Omit the pictures, please, and give each record below again exactly.

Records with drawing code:
......
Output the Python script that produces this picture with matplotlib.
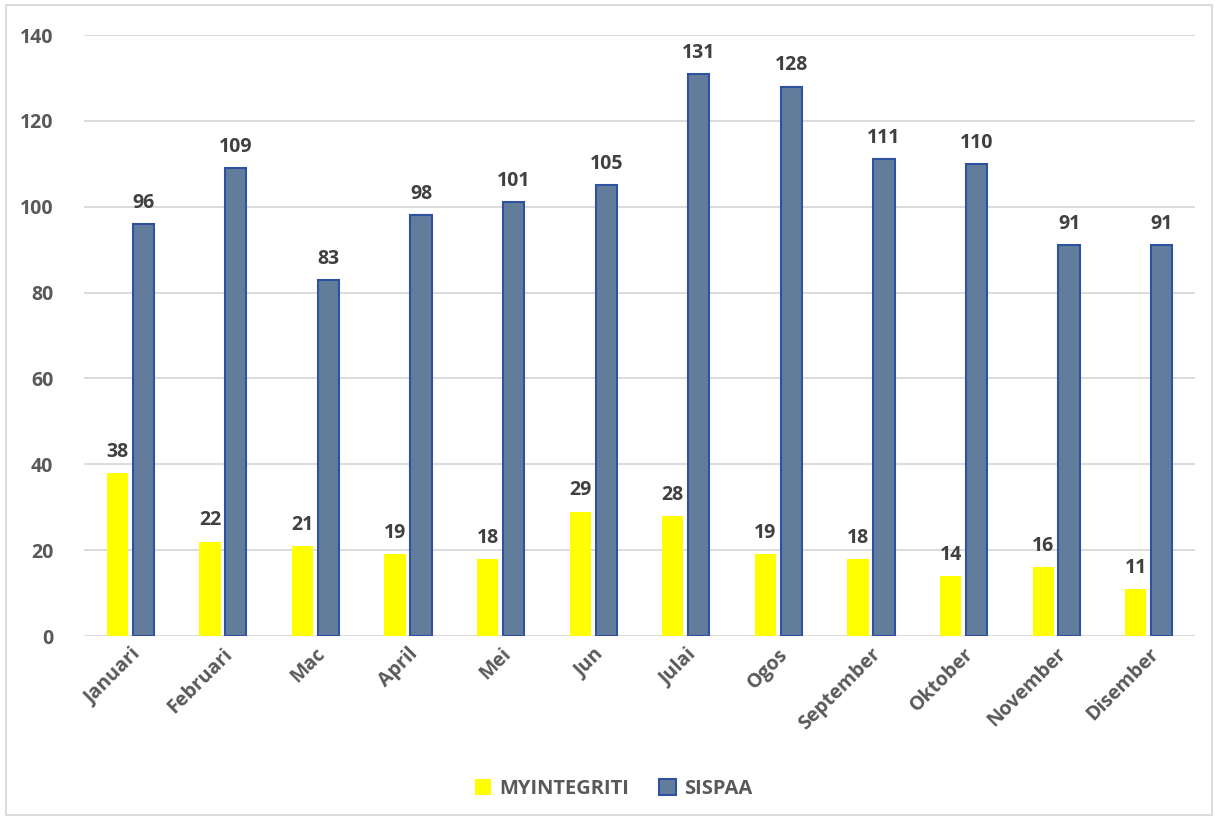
import numpy as np
import matplotlib.pyplot as plt
from matplotlib.patches import Rectangle

plt.rcParams['font.family'] = ['Open Sans', 'DejaVu Sans']

months = ['Januari', 'Februari', 'Mac', 'April', 'Mei', 'Jun', 'Julai',
          'Ogos', 'September', 'Oktober', 'November', 'Disember']
myintegriti = [38, 22, 21, 19, 18, 29, 28, 19, 18, 14, 16, 11]
sispaa = [96, 109, 83, 98, 101, 105, 131, 128, 111, 110, 91, 91]

fig = plt.figure(figsize=(12.15, 8.21), dpi=100)
ax = fig.add_axes([84/1215, 1-636/821, 1111/1215, 601/821])

x = np.arange(len(months))
w = 0.23
b1 = ax.bar(x - 0.14, myintegriti, w, color='#FFFF00', label='MYINTEGRITI', zorder=3)
b2 = ax.bar(x + 0.14, sispaa, w, color='#627C9C', edgecolor='#2F52A0', linewidth=1.5,
            label='SISPAA', zorder=3)

for bars in (b1, b2):
    ax.bar_label(bars, padding=8, fontsize=14, fontweight='bold', color='#404040')

ax.set_xlim(-0.5, len(months) - 0.5)
ax.set_ylim(0, 140)
ax.set_yticks(range(0, 141, 20))
ax.yaxis.grid(True, color='#D9D9D9', linewidth=1.3, zorder=0)
for s in ax.spines.values():
    s.set_visible(False)
ax.tick_params(length=0)
ax.tick_params(axis='y', pad=22)
ax.set_yticklabels([str(v) for v in range(0, 141, 20)], fontsize=14, fontweight='bold', color='#595959')
ax.set_xticks(x)
ax.set_xticklabels(months, rotation=45, ha='right', rotation_mode='anchor',
                   fontsize=14, fontweight='bold', color='#595959')
ax.tick_params(axis='x', pad=6)

leg = fig.legend(loc='center', bbox_to_anchor=(0.505, 1-789/821), ncol=2, frameon=False,
                 handlelength=0.8, handleheight=0.8, columnspacing=1.5, handletextpad=0.4,
                 prop={'size': 14.5, 'weight': 'bold'})
for t in leg.get_texts():
    t.set_color('#595959')

fig.patches.append(Rectangle((6/1215, 1-815/821), 1206/1215, 810/821, transform=fig.transFigure,
                             fill=False, edgecolor='#D9D9D9', linewidth=1.3))

fig.savefig('out.png', dpi=100)
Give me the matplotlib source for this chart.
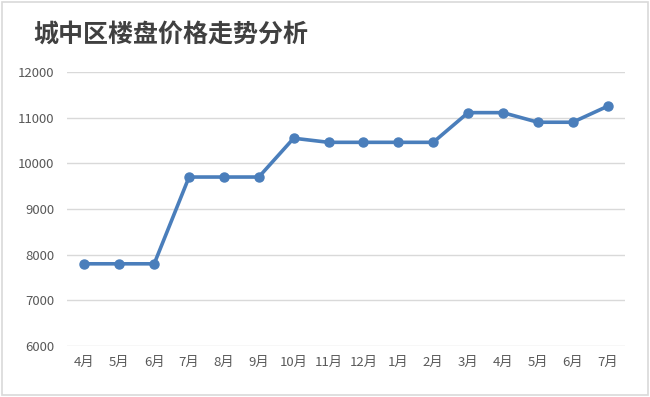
......
- Answer for the task -
Output the Python script that produces this picture with matplotlib.
import numpy as np
import matplotlib.pyplot as plt
from matplotlib.patches import Rectangle

plt.rcParams['font.family'] = ['Open Sans', 'DejaVu Sans']

months = ['Januari', 'Februari', 'Mac', 'April', 'Mei', 'Jun', 'Julai',
          'Ogos', 'September', 'Oktober', 'November', 'Disember']
myintegriti = [38, 22, 21, 19, 18, 29, 28, 19, 18, 14, 16, 11]
sispaa = [96, 109, 83, 98, 101, 105, 131, 128, 111, 110, 91, 91]

fig = plt.figure(figsize=(12.15, 8.21), dpi=100)
ax = fig.add_axes([84/1215, 1-636/821, 1111/1215, 601/821])

x = np.arange(len(months))
w = 0.23
b1 = ax.bar(x - 0.14, myintegriti, w, color='#FFFF00', label='MYINTEGRITI', zorder=3)
b2 = ax.bar(x + 0.14, sispaa, w, color='#627C9C', edgecolor='#2F52A0', linewidth=1.5,
            label='SISPAA', zorder=3)

for bars in (b1, b2):
    ax.bar_label(bars, padding=8, fontsize=14, fontweight='bold', color='#404040')

ax.set_xlim(-0.5, len(months) - 0.5)
ax.set_ylim(0, 140)
ax.set_yticks(range(0, 141, 20))
ax.yaxis.grid(True, color='#D9D9D9', linewidth=1.3, zorder=0)
for s in ax.spines.values():
    s.set_visible(False)
ax.tick_params(length=0)
ax.tick_params(axis='y', pad=22)
ax.set_yticklabels([str(v) for v in range(0, 141, 20)], fontsize=14, fontweight='bold', color='#595959')
ax.set_xticks(x)
ax.set_xticklabels(months, rotation=45, ha='right', rotation_mode='anchor',
                   fontsize=14, fontweight='bold', color='#595959')
ax.tick_params(axis='x', pad=6)

leg = fig.legend(loc='center', bbox_to_anchor=(0.505, 1-789/821), ncol=2, frameon=False,
                 handlelength=0.8, handleheight=0.8, columnspacing=1.5, handletextpad=0.4,
                 prop={'size': 14.5, 'weight': 'bold'})
for t in leg.get_texts():
    t.set_color('#595959')

fig.patches.append(Rectangle((6/1215, 1-815/821), 1206/1215, 810/821, transform=fig.transFigure,
                             fill=False, edgecolor='#D9D9D9', linewidth=1.3))

fig.savefig('out.png', dpi=100)
Give me the matplotlib source for this chart.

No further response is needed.